If we had to step in as a guardian to our nieces or nephews we definitely would, and if there was an Oops! Pregnancy we’d definitely have to weigh our options because the choice of terminating the pregnancy or not would be left up to me and neither of us really know how we’d feel if we ended up in that position. That being said, if after a long discussion and a decision to keep the baby, we would step up to the plate and be loving parents no matter what. 

Otherwise, there’s really no future i can see in which we both make the decision to actively try to become parents lol. 

Post # 15
Member
893 posts
Busy bee

garnobella:  when I was younger I assumed I’d have kids one day, but in my mid 20s I realized that I never had that deep down desire to be a mom.

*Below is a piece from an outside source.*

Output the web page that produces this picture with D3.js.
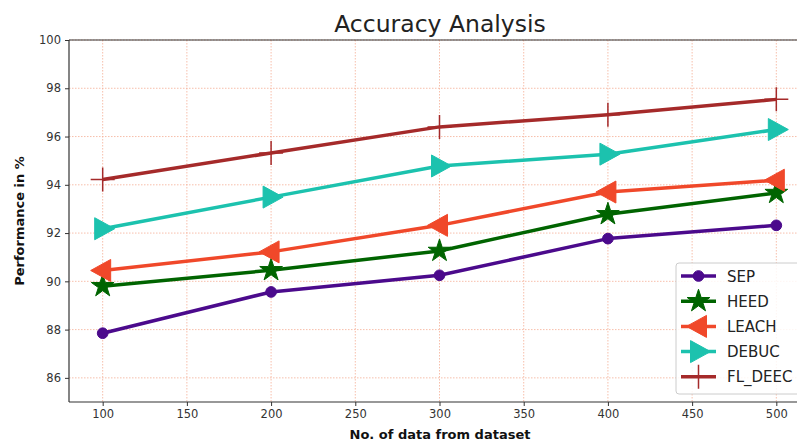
<!DOCTYPE html>
<html>
<head>
<meta charset="utf-8">
<script src="https://cdn.jsdelivr.net/npm/d3@7"></script>
<style>
body { margin: 0; background: #fff; }
text { font-family: "DejaVu Sans", sans-serif; }
</style>
</head>
<body>
<div id="chart"></div>
<script>
// data
var xValues = [100, 200, 300, 400, 500];
var sep = [87.85, 89.56, 90.25, 91.77, 92.32];
var heed = [89.8, 90.46, 91.26, 92.78, 93.66];
var leach = [90.45, 91.22, 92.32, 93.7, 94.19];
var debuc = [92.18, 93.49, 94.78, 95.27, 96.29];
var flDeec = [94.22, 95.32, 96.4, 96.9, 97.54];
var seriesNames = ["SEP", "HEED", "LEACH", "DEBUC", "FL_DEEC"];
var xTicks = [100, 150, 200, 250, 300, 350, 400, 450, 500];
var yTicks = [86, 88, 90, 92, 94, 96, 98, 100];

var svgWidth = 797, svgHeight = 441;
var margin = {top: 40, left: 69, right: -13, bottom: 39};
var width = svgWidth - margin.left - margin.right;
var height = svgHeight - margin.top - margin.bottom;

var svg = d3.select("#chart").append("svg")
    .attr("width", svgWidth)
    .attr("height", svgHeight);

var chartGroup = svg.append("g")
    .attr("transform", `translate(${margin.left}, ${margin.top})`);

var xScale = d3.scaleLinear().domain([80, 520]).range([0, width]);
var yScale = d3.scaleLinear().domain([85, 100]).range([height, 0]);

// grid
var gridColor = "#f5ae96";
chartGroup.append("g").selectAll("line")
    .data(xTicks).enter().append("line")
    .attr("x1", d => xScale(d)).attr("x2", d => xScale(d))
    .attr("y1", 0).attr("y2", height)
    .attr("stroke", gridColor).attr("stroke-width", 0.8)
    .attr("stroke-dasharray", "1.5,1.5");
chartGroup.append("g").selectAll("line")
    .data(yTicks).enter().append("line")
    .attr("y1", d => yScale(d)).attr("y2", d => yScale(d))
    .attr("x1", 0).attr("x2", width)
    .attr("stroke", gridColor).attr("stroke-width", 0.8)
    .attr("stroke-dasharray", "1.5,1.5");

// axes
var bottomAxis = d3.axisBottom(xScale).tickValues(xTicks).tickSize(4).tickPadding(4);
var leftAxis = d3.axisLeft(yScale).tickValues(yTicks).tickSize(4).tickPadding(4);
var xAxisG = chartGroup.append("g").attr("transform", `translate(0,${height})`).call(bottomAxis);
var yAxisG = chartGroup.append("g").call(leftAxis);
[xAxisG, yAxisG].forEach(function(g) {
    g.select(".domain").remove();
    g.selectAll("line").attr("stroke", "#333");
    g.selectAll("text").attr("font-size", "11.5px").attr("fill", "#333")
        .style("font-family", "DejaVu Sans, sans-serif");
});
// spines
chartGroup.append("line").attr("x1", 0).attr("x2", 0).attr("y1", 0).attr("y2", height)
    .attr("stroke", "#333").attr("stroke-width", 1.2);
chartGroup.append("line").attr("x1", 0).attr("x2", width).attr("y1", height).attr("y2", height)
    .attr("stroke", "#333").attr("stroke-width", 1.2);
chartGroup.append("line").attr("x1", 0).attr("x2", width).attr("y1", 0).attr("y2", 0)
    .attr("stroke", "#333").attr("stroke-width", 1.2);

// series
var series = [
    {name: seriesNames[0], values: sep, color: "#4b0a8c", marker: "circle"},
    {name: seriesNames[1], values: heed, color: "#006400", marker: "star"},
    {name: seriesNames[2], values: leach, color: "#f0482a", marker: "left"},
    {name: seriesNames[3], values: debuc, color: "#1cc2ae", marker: "right"},
    {name: seriesNames[4], values: flDeec, color: "#a52a2a", marker: "plus"}
];

function markerPath(type) {
    if (type === "circle") return d3.symbol(d3.symbolCircle, 90)();
    if (type === "star") return d3.symbol(d3.symbolStar, 160)();
    if (type === "left") return "M-12,0L8,-11L8,11Z";
    if (type === "right") return "M12,0L-8,-11L-8,11Z";
    if (type === "plus") return "M-12,0L12,0M0,-12L0,12";
}

function drawMarker(g, s, x, y) {
    var p = g.append("path")
        .attr("d", markerPath(s.marker))
        .attr("transform", `translate(${x},${y})`);
    if (s.marker === "plus") {
        p.attr("fill", "none").attr("stroke", s.color).attr("stroke-width", 1.5);
    } else {
        p.attr("fill", s.color).attr("stroke", s.color).attr("stroke-width", 1);
    }
}

var line = d3.line().x((d, i) => xScale(xValues[i])).y(d => yScale(d));

series.forEach(function(s) {
    var g = chartGroup.append("g");
    g.append("path")
        .attr("d", line(s.values))
        .attr("fill", "none")
        .attr("stroke", s.color)
        .attr("stroke-width", 3.5)
        .attr("stroke-linejoin", "round");
    s.values.forEach(function(v, i) {
        drawMarker(g, s, xScale(xValues[i]), yScale(v));
    });
});

// legend
var legend = svg.append("g").attr("transform", "translate(676, 263)");
legend.append("rect")
    .attr("x", 0).attr("y", 0).attr("width", 130).attr("height", 131)
    .attr("rx", 3)
    .attr("fill", "rgba(255,255,255,0.85)")
    .attr("stroke", "#ccc");
series.forEach(function(s, i) {
    var y = 13 + i * 25.2;
    var item = legend.append("g");
    item.append("line").attr("x1", 5).attr("x2", 40).attr("y1", y).attr("y2", y)
        .attr("stroke", s.color).attr("stroke-width", 3.5);
    drawMarker(item, s, 22.5, y);
    item.append("text").attr("x", 51).attr("y", y + 5.5)
        .attr("font-size", "15px").attr("fill", "#222").text(s.name);
});

// labels
svg.append("text")
    .attr("x", 440).attr("y", 32)
    .attr("text-anchor", "middle")
    .attr("font-size", "23.5px").attr("fill", "#222")
    .text("Accuracy Analysis");

svg.append("text")
    .attr("x", 440).attr("y", 439)
    .attr("text-anchor", "middle")
    .attr("font-size", "13px").attr("font-weight", "bold").attr("fill", "#111")
    .text("No. of data from dataset");

svg.append("text")
    .attr("transform", "translate(24, 221) rotate(-90)")
    .attr("text-anchor", "middle")
    .attr("font-size", "13px").attr("font-weight", "bold").attr("fill", "#111")
    .text("Performance in %");
</script>
</body>
</html>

I was open minded and waited to see if that would ever kick in. when it didn’t by the age of 37, my husband had a vasectomy. so there’s no going back! 

I know child raising is crazy hard — more than just an 18 year commitment — and you have to really want them to be ok with all the hard times. not only was I not up for the baby/toddler phase, but I was also not up for homework, volunteering at schools, a kid of any age waking in the middle of the night because he has a stomach flu and is puking everywhere, hormonal teenagers, college. what if we just don’t get along so I barely hear from them when they’re adults? oh, and the overwhelming mom worry that apparently never goes away (which in me would probably turn into full blown anxiety)!  the list goes on and on.

some people might think of that as selfish or lazy. I think it’s responsible. I have absolutely no business raising a human if I have zero desire to. that’s just a recipe for damaging somebody. I’m not willing to find out.